Algunos amigos me contactan con crisis de ansiedad, otros preguntando cómo está realmente la situación o si ya vi morir a alguien. Otros comprenden lo rudo de la situación como profesional de la salud y me preguntan cómo estoy.
¿Cómo estoy? Digamos que con insomnio, incertidumbre y en proceso de adaptación. Llorando porque mientras escribo esto, 16 de abril de 2020, mi abuela cumplió 94 años y cerca de las 16:00 horas falleció por secuelas de un sangrado y una neumonía presentada hace un par de semanas. Le tomaron una muestra para descartar Covid por los síntomas respiratorios y la manejaron con ese protocolo. Hasta el día de mañana sabremos los resultados. No podrá ser velada, no la podemos ver por última vez ni despedirla, incluso no podremos consolarnos ni abrazarnos. No le llevaremos flores, no podremos hacerle misa… así directo irá al crematorio.

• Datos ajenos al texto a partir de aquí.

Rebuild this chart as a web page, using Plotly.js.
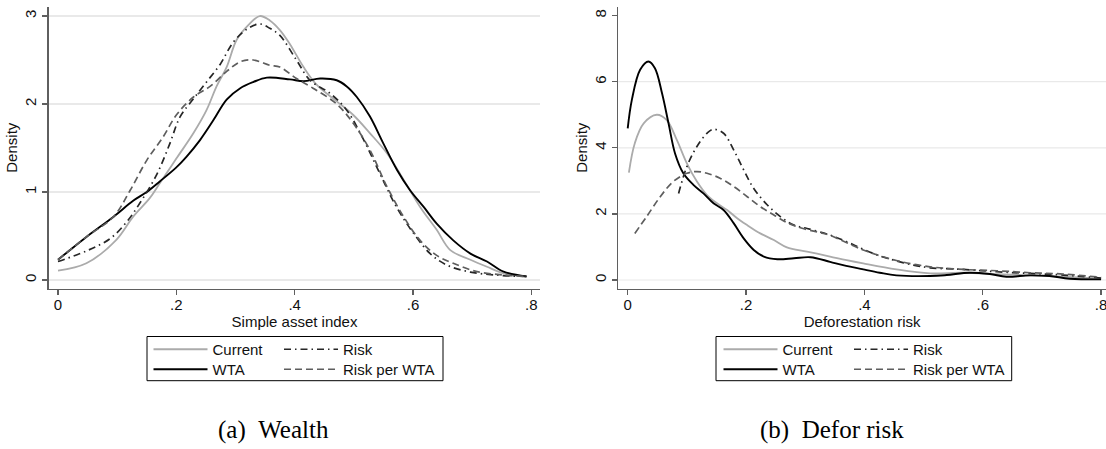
<!DOCTYPE html>
<html>
<head>
<meta charset="utf-8">
<script src="https://cdn.plot.ly/plotly-3.0.1.min.js"></script>
<style>
  html, body { margin: 0; padding: 0; background: #ffffff; }
  #chart { width: 1106px; height: 449px; }
</style>
</head>
<body>
<div id="chart"></div>
<script>
// Kernel density estimates, panel (a): simple asset index
const wealthCurrentX = [0, .048, .099, .127, .155, .172, .2, .229, .251, .268, .285, .302, .322, .341, .358, .375, .392, .415, .437, .471, .499, .527, .556, .584, .612, .64, .663, .697, .725, .753, .792];
const wealthCurrentY = [.106, .19, .46, .72, .93, 1.1, 1.38, 1.67, 1.93, 2.2, 2.42, 2.73, 2.9, 3.0, 2.95, 2.84, 2.68, 2.42, 2.22, 2.03, 1.875, 1.67, 1.44, 1.14, .83, .57, .34, .23, .15, .076, .04];

const wealthWtaX = [0, .048, .094, .127, .15, .172, .2, .217, .24, .263, .285, .308, .33, .353, .392, .415, .443, .471, .488, .505, .527, .55, .573, .595, .618, .64, .668, .697, .725, .753, .792];
const wealthWtaY = [.23, .49, .72, .90, 1.0, 1.12, 1.28, 1.40, 1.59, 1.82, 2.05, 2.18, 2.25, 2.30, 2.28, 2.26, 2.29, 2.27, 2.2, 2.08, 1.86, 1.55, 1.25, 1.02, .83, .64, .45, .30, .21, .095, .04];

const wealthRiskX = [0, .048, .088, .116, .139, .167, .189, .206, .229, .251, .274, .296, .319, .341, .358, .375, .403, .426, .46, .488, .516, .544, .572, .601, .629, .657, .697, .742, .792];
const wealthRiskY = [.21, .33, .47, .66, .88, 1.2, 1.55, 1.85, 2.06, 2.25, 2.45, 2.7, 2.85, 2.91, 2.86, 2.78, 2.5, 2.27, 2.12, 1.93, 1.6, 1.21, .83, .53, .30, .17, .09, .055, .04];

const wealthRpwX = [0, .048, .094, .122, .15, .178, .2, .229, .257, .285, .308, .33, .358, .375, .403, .431, .471, .499, .527, .556, .584, .612, .64, .668, .708, .753, .792];
const wealthRpwY = [.23, .49, .72, 1.02, 1.36, 1.63, 1.875, 2.08, 2.2, 2.37, 2.48, 2.5, 2.44, 2.42, 2.29, 2.18, 2.0, 1.78, 1.48, 1.06, .72, .45, .28, .19, .095, .057, .04];

// Kernel density estimates, panel (b): deforestation risk
const deforCurrentX = [.002, .012, .027, .049, .066, .083, .1, .117, .134, .151, .168, .185, .202, .224, .247, .269, .303, .342, .37, .398, .454, .511, .567, .624, .68, .736, .8];
const deforCurrentY = [3.25, 4.14, 4.74, 5.0, 4.84, 4.24, 3.53, 2.98, 2.57, 2.32, 2.12, 1.87, 1.66, 1.41, 1.21, .99, .86, .71, .6, .5, .32, .2, .22, .18, .14, .1, .04];

const deforWtaX = [0, .007, .021, .035, .046, .058, .069, .08, .094, .111, .128, .145, .162, .179, .196, .213, .23, .253, .281, .309, .342, .364, .398, .426, .454, .511, .539, .578, .612, .64, .68, .713, .747, .8];
const deforWtaY = [4.59, 5.45, 6.36, 6.61, 6.41, 5.65, 4.74, 3.83, 3.23, 2.88, 2.62, 2.32, 2.12, 1.72, 1.26, .91, .71, .63, .66, .69, .55, .45, .32, .22, .14, .12, .15, .22, .18, .10, .14, .12, .04, .02];

const deforRiskX = [.086, .1, .117, .134, .145, .162, .179, .196, .213, .236, .258, .281, .303, .342, .37, .398, .426, .454, .483, .511, .567, .624, .68, .736, .8];
const deforRiskY = [2.62, 3.43, 4.04, 4.44, 4.56, 4.44, 3.94, 3.33, 2.77, 2.27, 1.92, 1.66, 1.56, 1.36, 1.16, .93, .73, .58, .45, .37, .32, .25, .2, .15, .06];

const deforRpwX = [.012, .032, .055, .077, .1, .117, .134, .156, .179, .202, .224, .247, .269, .292, .326, .342, .398, .454, .511, .567, .624, .68, .736, .8];
const deforRpwY = [1.41, 1.92, 2.52, 2.98, 3.23, 3.28, 3.23, 3.08, 2.83, 2.52, 2.22, 1.97, 1.74, 1.58, 1.43, 1.35, .91, .59, .4, .32, .28, .22, .18, .08];

// Axis ticks and labels
const xTickVals = [0, .2, .4, .6, .8];
const xTickText = ['0', '.2', '.4', '.6', '.8'];
const wealthYTicks = [0, 1, 2, 3];
const deforYTicks = [0, 2, 4, 6, 8];
const deforGridVals = [0, 2, 4, 6];

const seriesNames = ['Current', 'WTA', 'Risk', 'Risk per WTA'];
const panelTitles = ['Simple asset index', 'Deforestation risk'];
const captions = ['(a)\u00a0\u00a0Wealth', '(b)\u00a0\u00a0Defor risk'];

// ---- page geometry (pixels) ----
const W = 1106, H = 449;
const px = v => v / W;
const py = v => 1 - v / H;

const styles = {
  'Current':      { color: '#ababab', width: 1.8, dash: 'solid' },
  'WTA':          { color: '#000000', width: 1.9, dash: 'solid' },
  'Risk':         { color: '#262626', width: 1.7, dash: '7px,4px,1.5px,4px' },
  'Risk per WTA': { color: '#5e5e5e', width: 1.7, dash: '7px,4px' }
};

function curve(x, y, name, xa, ya, legend) {
  const s = styles[name];
  return {
    type: 'scatter', mode: 'lines', x: x, y: y, name: name,
    xaxis: xa, yaxis: ya, legend: legend,
    line: { color: s.color, width: s.width, dash: s.dash, shape: 'spline', smoothing: 1 },
    hoverinfo: 'skip'
  };
}

// one legend per key entry, laid out in a 2x2 grid inside each frame
const data = [
  curve(wealthCurrentX, wealthCurrentY, seriesNames[0], 'x', 'y', 'legend'),
  curve(wealthWtaX, wealthWtaY, seriesNames[1], 'x', 'y', 'legend2'),
  curve(wealthRiskX, wealthRiskY, seriesNames[2], 'x', 'y', 'legend3'),
  curve(wealthRpwX, wealthRpwY, seriesNames[3], 'x', 'y', 'legend4'),
  curve(deforCurrentX, deforCurrentY, seriesNames[0], 'x2', 'y2', 'legend5'),
  curve(deforWtaX, deforWtaY, seriesNames[1], 'x2', 'y2', 'legend6'),
  curve(deforRiskX, deforRiskY, seriesNames[2], 'x2', 'y2', 'legend7'),
  curve(deforRpwX, deforRpwY, seriesNames[3], 'x2', 'y2', 'legend8')
];

const sans = 'Liberation Sans, Arial, sans-serif';
const serif = 'Liberation Serif, Times New Roman, serif';
const axisLine = '#5f5f5f';
const FS = 15;

function xAxis(domain, range, title, anchor) {
  return {
    domain: domain, range: range, anchor: anchor,
    tickmode: 'array', tickvals: xTickVals, ticktext: xTickText,
    ticks: 'outside', ticklen: 5, tickwidth: 1.2, tickcolor: axisLine,
    ticklabeloverflow: 'allow', ticklabelstandoff: -3,
    showline: true, linecolor: axisLine, linewidth: 1.6,
    showgrid: false, zeroline: false,
    tickfont: { family: sans, size: FS, color: '#111' },
    title: { text: title, font: { family: sans, size: FS, color: '#111' }, standoff: 0 },
    fixedrange: true
  };
}

function yAxis(domain, range, ticks, grid, anchor, standoff) {
  return {
    domain: domain, range: range, anchor: anchor,
    tickmode: 'array', tickvals: ticks, ticktext: ticks.map(String),
    tickangle: -90,
    ticks: 'outside', ticklen: 5, tickwidth: 1.2, tickcolor: axisLine,
    ticklabeloverflow: 'allow',
    showline: true, linecolor: axisLine, linewidth: 1.6,
    showgrid: grid, gridcolor: '#e9e9e9', gridwidth: 1.2, zeroline: false,
    tickfont: { family: sans, size: FS, color: '#111' },
    title: { text: 'Density', font: { family: sans, size: FS, color: '#111' }, standoff: standoff },
    fixedrange: true
  };
}

function legendAt(xPix, yPix) {
  return {
    x: px(xPix), y: py(yPix), xanchor: 'left', yanchor: 'top',
    orientation: 'v', bgcolor: 'rgba(0,0,0,0)', borderwidth: 0,
    itemwidth: 54, font: { family: sans, size: FS, color: '#111' },
    itemclick: false, itemdoubleclick: false
  };
}

const row1 = 333, row2 = 353;
const yDomain = [py(288.7), py(6.7)];

const layout = {
  width: W, height: H,
  margin: { l: 0, r: 0, t: 0, b: 0, pad: 0 },
  paper_bgcolor: '#ffffff', plot_bgcolor: '#ffffff',
  showlegend: true,
  xaxis: xAxis([px(49), px(540)], [-0.0152, 0.8146], panelTitles[0], 'y'),
  yaxis: yAxis(yDomain, [-0.099, 3.106], wealthYTicks, true, 'x', 1),
  xaxis2: xAxis([px(618.3), 1], [-0.0159, 0.8083], panelTitles[1], 'y2'),
  yaxis2: yAxis(yDomain, [-0.263, 8.27], deforYTicks, false, 'x2', 0),
  legend:  legendAt(148.5, row1),
  legend2: legendAt(148.5, row2),
  legend3: legendAt(279, row1),
  legend4: legendAt(279, row2),
  legend5: legendAt(718.5, row1),
  legend6: legendAt(718.5, row2),
  legend7: legendAt(849, row1),
  legend8: legendAt(849, row2),
  shapes: [
    // legend frames
    { type: 'rect', xref: 'paper', yref: 'paper', x0: px(147), x1: px(443), y0: py(380.7), y1: py(336.5),
      line: { color: '#000', width: 1 }, fillcolor: 'rgba(0,0,0,0)' },
    { type: 'rect', xref: 'paper', yref: 'paper', x0: px(716), x1: px(1011.7), y0: py(380.7), y1: py(336.5),
      line: { color: '#000', width: 1 }, fillcolor: 'rgba(0,0,0,0)' }
  ].concat(deforGridVals.map(v => ({
    type: 'line', xref: 'x2 domain', yref: 'y2', x0: 0, x1: 1, y0: v, y1: v,
    layer: 'below', line: { color: '#e9e9e9', width: 1.2 }
  }))),
  annotations: captions.map((t, i) => ({
    text: t, xref: 'paper', yref: 'paper',
    x: px(i === 0 ? 273 : 832), y: py(430), xanchor: 'center', yanchor: 'middle',
    showarrow: false, font: { family: serif, size: 25, color: '#000' }
  }))
};

Plotly.newPlot('chart', data, layout, { staticPlot: true, displayModeBar: false });
</script>
</body>
</html>
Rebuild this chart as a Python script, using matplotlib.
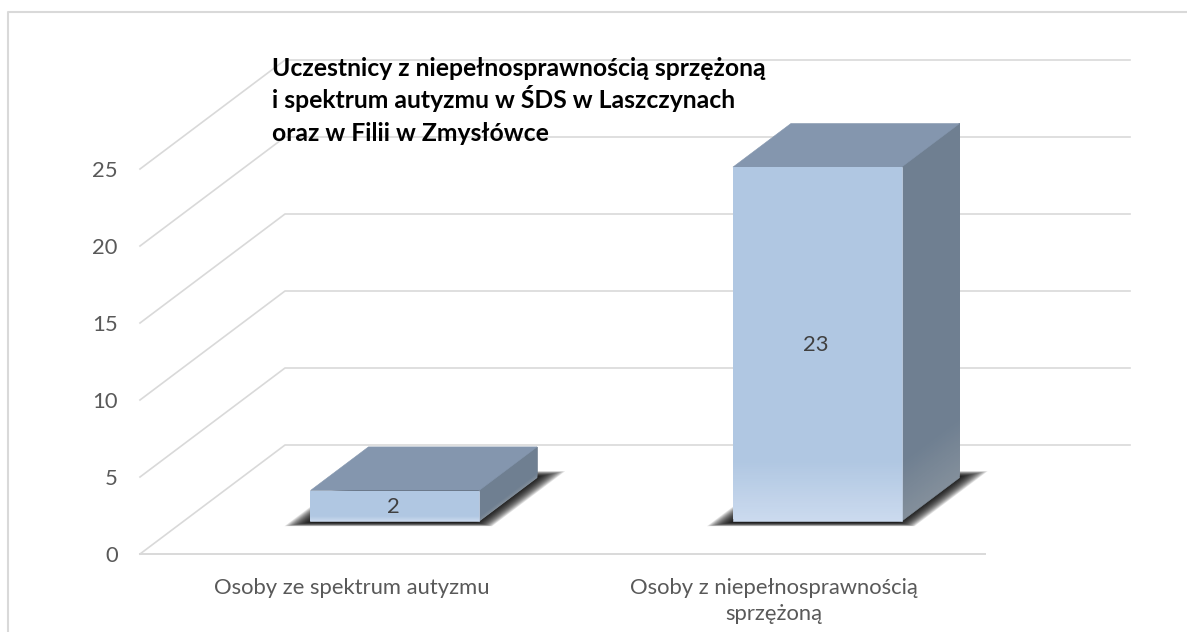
import numpy as np
import matplotlib
matplotlib.use("Agg")
import matplotlib.pyplot as plt
from matplotlib.patches import Polygon
from matplotlib.lines import Line2D
from matplotlib.colors import to_rgb

categories = ["Osoby ze spektrum autyzmu", "Osoby z niepełnosprawnością\nsprzężoną"]
values = [2, 23]
y_ticks = [0, 5, 10, 15, 20, 25]
title_lines = ["Uczestnicy z niepełnosprawnością sprzężoną",
               "i spektrum autyzmu w ŚDS w Laszczynach",
               "oraz w Filii w Zmysłówce"]

W, H = 1187, 632
plt.rcParams['font.family'] = ['Lato', 'DejaVu Sans']
fig = plt.figure(figsize=(W / 100, H / 100), dpi=100, facecolor='white')
ax = fig.add_axes([140 / W, 1 - 554 / H, 845 / W, 385 / H])
ax.set_xlim(-0.5, 1.5)
ax.set_ylim(0, 25)
ax.patch.set_visible(False)
for s in ax.spines.values():
    s.set_visible(False)

# oblique projection: full floor depth expressed in data units
DX = 145 / 422.5
DY = 109 / 15.4
BAR_W = 0.399
D0, D1 = 0.3, 0.7


def proj(x, y, d):
    return (x + d * DX, y + d * DY)


GRID = '#d9d9d9'
for v in y_ticks:
    pts = [(-0.5, v), proj(-0.5, v, 1), proj(1.5, v, 1)]
    ax.plot(*zip(*pts), color=GRID, lw=1.2, clip_on=False, zorder=1)
ax.plot([-0.5, 1.5], [0, 0], color=GRID, lw=1.4, clip_on=False, zorder=1)

ax.set_yticks(y_ticks)
ax.set_xticks(range(len(categories)))
ax.set_xticklabels(categories)
ax.tick_params(axis='both', length=0, labelcolor='#595959', labelsize=15.8)
ax.tick_params(axis='y', pad=16)
ax.tick_params(axis='x', pad=17)
for lab in ax.get_xticklabels():
    lab.set_linespacing(1.4)


def lerp(c1, c2, t):
    a, b = np.array(to_rgb(c1)), np.array(to_rgb(c2))
    return tuple(a + (b - a) * t)


def face(corners, color, lw=0.4):
    ax.add_patch(Polygon(corners, closed=True, fc=color,
                         ec=color if lw else 'none', lw=lw,
                         clip_on=False, zorder=4))


def grad_face(x0, x1, d0, d1, bottom, top, c_top, c_bot):
    """vertical face, lighter toward the bottom 17 % of its height"""
    h = top - bottom
    split = bottom + 0.17 * h
    steps = 30
    edges = np.linspace(bottom, split, steps + 1)
    for i in range(steps):
        col = lerp(c_bot, c_top, i / (steps - 1))
        face([proj(x0, edges[i], d0), proj(x1, edges[i], d1),
              proj(x1, top, d1), proj(x0, top, d0)], col,
             lw=0.4 if i == 0 else 0)


def shadow(xl, xr):
    layers = 20
    for t in np.linspace(0, 1, layers):
        left = xl - 0.046 + t * 0.056
        right = xr + 0.046 - t * 0.056
        d0 = D0 - 0.045 + t * 0.04
        d1 = D1 + 0.06 - t * 0.06
        corners = [proj(left, 0, d0), proj(right, 0, d0),
                   proj(right, 0, d1), proj(left, 0, d1)]
        ax.add_patch(Polygon(corners, closed=True, fc='black', ec='none',
                             alpha=0.11, clip_on=False, zorder=2))


for i, v in enumerate(values):
    xl, xr = i - BAR_W / 2, i + BAR_W / 2
    top = v
    shadow(xl, xr)
    # side and top faces
    grad_face(xr, xr, D0, D1, 0, top, '#6f7f91', '#838f9b')
    face([proj(xl, top, D0), proj(xr, top, D0),
          proj(xr, top, D1), proj(xl, top, D1)], '#8496ae')
    # front face
    grad_face(xl, xr, D0, D0, 0, top, '#b0c7e2', '#cbdaee')
    ax.annotate(str(v), xy=proj(i, top / 2, D0), xytext=(-1.2, -0.8),
                textcoords='offset points', ha='center', va='center',
                color='#404040', fontsize=15.8, zorder=5)

for line, base in zip(title_lines, [76, 108, 141]):
    fig.text(272 / W, 1 - base / H, line, ha='left', va='baseline',
             fontsize=17.8, fontweight='bold', color='black', zorder=10)

fig.add_artist(Line2D([8 / W, 8 / W, 1], [0, 1 - 12 / H, 1 - 12 / H],
                      color='#d9d9d9', lw=1.5, transform=fig.transFigure))

fig.savefig('out.png', dpi=100, facecolor='white')
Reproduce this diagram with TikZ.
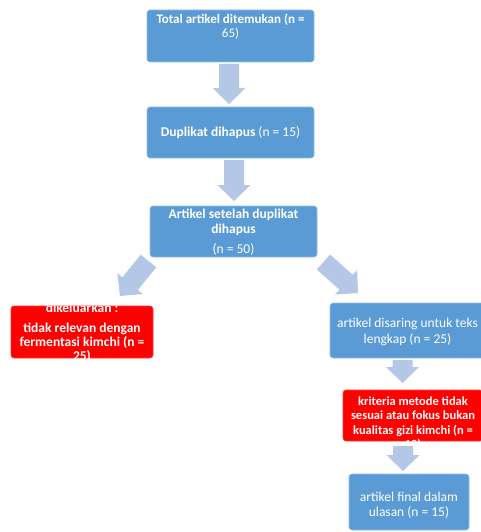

Ni siquiera le podré llorarle como quisiera; mañana debo tomar mi equipo de protección: un cubre bocas N95 que me causa resequedad en piel y vías aéreas, unos googles que no puedo quitarme en todo el turno -porque no sé quién pueda ser portador del SARS-CoV-2 – y que casi me ulceran la piel de la frente y nariz haciendo que arda como chile (ahora sí entendemos esa frase los anestesiólogos). Deberé sentirme un poco tranquila porque esto no es lo peor. Al estar al frente de pacientes Covid portaré un uniforme de polipropileno que me hará “sudar como un cerdo”, una máscara pesada e incómoda que no me permitirá respirar y tendré que alzar la voz para que los demás me escuchen.
Todo esto derivará en un constante maltrato a mi cuerpo. Deshidratada, exponiendo los riñones por no beber el líquido necesario y evitar ir a orinar para no desvestirme y exponerme al contagio más de lo debido y a su vez no desperdiciar material, el que de todas formas no tenemos. Derivará un cabello reseco de tantas lavadas, las manos agrietadas de tanto alcohol y látex, la cara marcada si tengo suerte y no se convierten en úlceras, y si mi disautonomía me lo permite, no desmayarme por la presión baja.
Siempre he pensado que a nosotros como médicos la residencia nos prepara para un apocalipsis. No duermes, no comes, no ves a tu familia, soportas el maltrato, en ocasiones la humillación y castigos. Pero nunca, nunca… estás pensando en la posibilidad de morir.
Solo puedo decir que una pandemia saca lo peor o lo mejor de ti mismo. Te hace fuerte aunque la vida se ensañe en demostrarte que te quiere joder. Te das cuenta de tu realidad, de la gente que te ama y simpatiza contigo, te das cuenta de los miserables que solo ven por ellos, de la importancia de tu cuerpo, de las comodidades con las que cuentas. Reiteras que la familia es lo que más importa y notas que te enfrentas a algo más salvaje que el mar.